Tem de tudo um pouco em O Livro das Citações e abaixo vão alguns exemplos do que se pode encontrar nessa leitura. Escolhi apenas citações curtas, aquelas que achei mais curiosas ou interessantes:
Uma pessoa comum maravilha-se com coisas incomuns; um sábio maravilha-se com o corriqueiro. (Confúcio; século IV A.C.)
Quanto mais bem formuladas estejam as ideias, quanto mais explícitas elas forem, menor será sua eficácia: uma ideia clara é uma ideia sem futuro. (E. M. Cioram; 1957)

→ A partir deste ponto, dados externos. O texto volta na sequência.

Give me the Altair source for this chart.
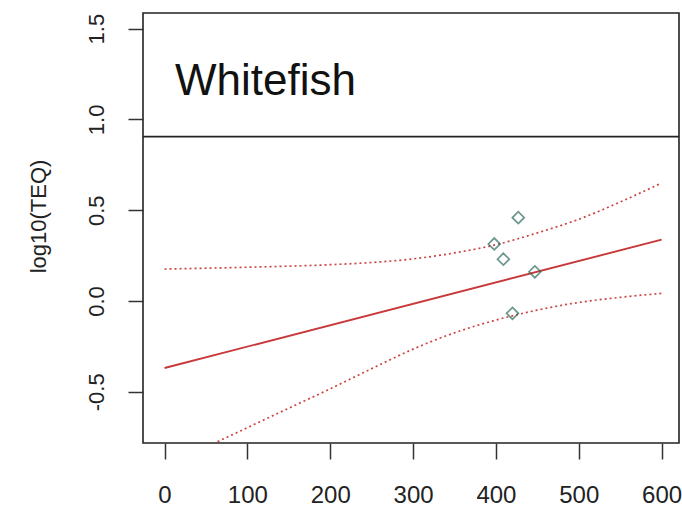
import altair as alt
import pandas as pd

# Observed whitefish samples
fish_x = [398, 409, 427, 420, 447]
log_teq = [0.314, 0.230, 0.459, -0.068, 0.161]

# Fitted regression line
fit_x = [0, 600]
fit_y = [-0.369, 0.338]

# Confidence band limits
upper_x = [0, 100, 200, 250, 300, 350, 400, 450, 500, 550, 600]
upper_y = [0.176, 0.186, 0.200, 0.212, 0.232, 0.265, 0.310, 0.375, 0.450, 0.545, 0.650]
lower_x = [64, 137, 197, 258, 300, 352, 400, 450, 500, 550, 600]
lower_y = [-0.775, -0.618, -0.490, -0.355, -0.265, -0.172, -0.105, -0.050, -0.008, 0.020, 0.042]

# Horizontal reference level
ref_level = 0.905

x_ticks = [0, 100, 200, 300, 400, 500, 600]
y_ticks = [-0.5, 0.0, 0.5, 1.0, 1.5]

points = pd.DataFrame({"x": fish_x, "y": log_teq})
fit = pd.DataFrame({"x": fit_x, "y": fit_y})
upper = pd.DataFrame({"x": upper_x, "y": upper_y})
lower = pd.DataFrame({"x": lower_x, "y": lower_y})
ref = pd.DataFrame({"y": [ref_level]})

font = "Liberation Sans"

x_enc = alt.X(
    "x:Q",
    scale=alt.Scale(domain=[-26, 621], nice=False, zero=False),
    axis=alt.Axis(
        values=x_ticks, title=None, format="d", domain=False, grid=False,
        tickSize=16, tickWidth=1.5, tickColor="#333333",
        labelFontSize=24, labelColor="#222222", labelFont=font,
        labelPadding=24, labelFlush=False,
    ),
)
y_enc = alt.Y(
    "y:Q",
    scale=alt.Scale(domain=[-0.782, 1.586], nice=False, zero=False),
    axis=alt.Axis(
        values=y_ticks, title="log10(TEQ)", grid=False, domain=False,
        labelExpr="datum.value < 0 ? '-' + format(-datum.value, '.1f') : format(datum.value, '.1f')",
        tickSize=15, tickWidth=1.5, tickColor="#333333",
        labelFontSize=22, labelColor="#222222", labelFont=font,
        labelAngle=270, labelAlign="center", labelBaseline="bottom",
        labelPadding=20, labelFlush=False,
        titleFontSize=22, titleFont=font, titleFontWeight="normal",
        titleColor="#222222", titleAngle=270,
        titleX=-105, titleY=203, titleAlign="center", titleBaseline="middle",
    ),
)

band_style = dict(color="#cc4444", strokeWidth=1.7, strokeDash=[2, 3],
                  interpolate="monotone", clip=True)

band_upper = alt.Chart(upper).mark_line(**band_style).encode(x=x_enc, y=y_enc)
band_lower = alt.Chart(lower).mark_line(**band_style).encode(x=x_enc, y=y_enc)

fit_line = alt.Chart(fit).mark_line(
    color="#c8383a", strokeWidth=1.9, clip=True
).encode(x=x_enc, y=y_enc)

ref_rule = alt.Chart(ref).mark_rule(color="#222222", strokeWidth=1.6).encode(
    y=alt.Y("y:Q")
)

pts = alt.Chart(points).mark_point(
    shape="diamond", filled=False, color="#2a6a5a", strokeWidth=1.7, size=140
).encode(x=x_enc, y=y_enc)

label = alt.Chart(pd.DataFrame({"t": ["Whitefish"]})).mark_text(
    font=font, fontSize=44, align="left", baseline="alphabetic", color="#111111"
).encode(x=alt.value(32), y=alt.value(82), text="t:N")

chart = (
    alt.layer(band_upper, band_lower, fit_line, ref_rule, pts, label)
    .properties(
        width=536,
        height=430,
        autosize=alt.AutoSizeParams(type="none"),
        padding={"left": 143, "top": 13, "right": 3, "bottom": 69},
        background="white",
    )
    .configure_view(stroke="#222222", strokeWidth=1.6)
)

chart.save("out.html", embed_options={"renderer": "svg", "actions": False})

Nada se pode dizer de tão absurdo que já não tenha sido dito por algum filósofo. (Cícero; século I A.C.)
Os filósofos (...) raramente, se é que alguma vez, convencem uns aos outros, e uma discussão entre dois filósofos lembra quase invariavelmente um diálogo de surdos. (Alexandre Koyré; 1957)
Quando dois seres humanos estão perfeitamente contentes um com o outro podemos assegurar-nos, as mais das vezes, que eles se enganam. (Goethe; sem data)
Se computarmos em termos de tempo, é possível que em cinquenta anos tenhamos tido meia dúzia de horas razoáveis. (Emerson; 1850)
Pergunte-se a si próprio se você é feliz, e você deixa de sê-lo. (John Stuart Mill; 1873)
Aquele que nega possuir vaidade normalmente a possui de forma tão brutal que instintivamente ele fecha os seus olhos diante dela para não se ver obrigado a desprezar a si mesmo. (Nietzsche; 1886)
Eu não consigo encarar sem desconforto a ideia da vida sem trabalho; o trabalho e o livre jogo da imaginação são para mim a mesma coisa, eu não derivo prazer de mais nada. (Freud; 1910)
Cem anos depois de Marx, sabemos da falácia de seu raciocínio; o tempo livre do animal laboruns [animal trabalhador] nunca é gasto em nada a não ser no consumo, e, quanto mais tempo ele adquire, mais gananciosos e vorazes se tornam seus apetites. (Hanna Arendt; 1958)
A última: Se você deseja uma descrição de nossa era, eis aqui uma: a civilização dos meios sem os fins; opulenta em meios para além de qualquer outra época, e quase para além das necessidades humanas, mas esbanjando-os e utilizando-os mal porque não possui nenhum ideal soberano; um vasto corpo com uma alma esquálida. (R. W. Livingstone; 1945). Isso foi escrito há quase setenta anos e permanece verdadeiro, não?
Bem, acho que ninguém deve ler o volume com muita pressa, tudo de uma vez (a leitura pode ficar monótona, você vai bocejar, certamente) e então aproveitar melhor todo o conhecimento que ele encerra. Seria mesmo interessante tê-lo sempre por perto para consulta de vez em quando e, se for o caso, até utilizá-lo em trabalhos escolares, reforçar um ponto de vista que temos, qualquer coisa assim. Fora as ressalvas, esse trabalho do Giannetti pode ser bastante útil para alguns leitores. Tem sido para mim.